The past two years in Libya have witnessed a virulent campaign against human rights activists and CSOs. This campaign has deeply affected civil society by eroding trust in NGOs, and this trust needs to be regained. Human rights are being neglected and systematically suppressed. In particular, it concerns independent journalism, free speech, and civil society organisations critical of the government/militias. The rights of minorities—ethnic and sexual—are suppressed, and there are the situations and conditions of migrants in detention centres.
Civil society, including newly created media, which formed during the short period of freedom, now faces dangers from the army, militias, and extremists, ranging from threats to assault to kidnapping. Therefore, facing these problems, we must support Libyan civic initiatives. We help them in their struggle for freedom of speech and of the press, stopping violence against women and migrants.
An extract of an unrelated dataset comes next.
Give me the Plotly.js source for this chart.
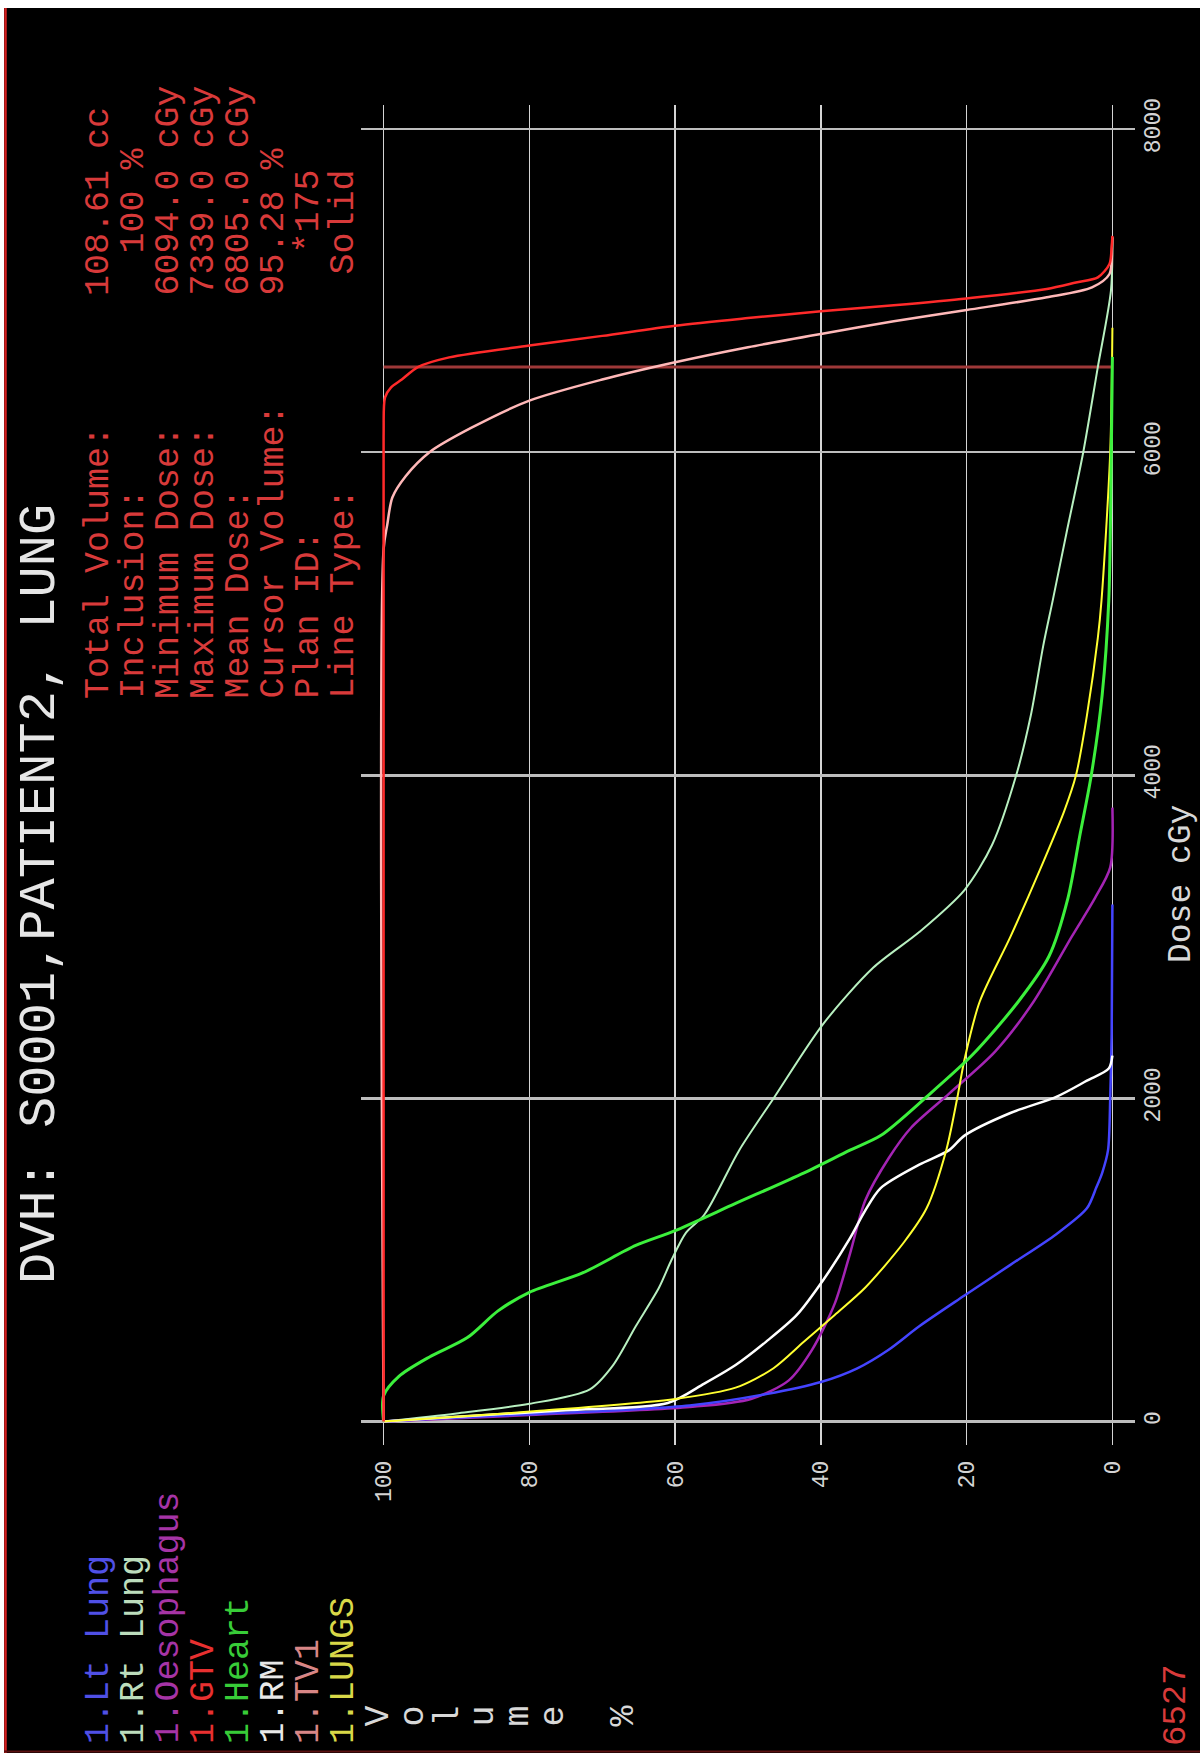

We also empower youth initiatives and emerging grassroots with sub-grants. Through storytelling and social campaigns, we are combating hate-speech and discrimination inside Libyan society. To those who are at imminent risk, we provide protection and security.
We have worked in Egypt and Libya since the Spring of 2011. We assist and support civic and state initiatives calling for vital democratic reforms. Our first projects focused on sharing and discussing specific areas of reform that could draw from the Czech experience with post-revolution transformation and practical support for civil society groups.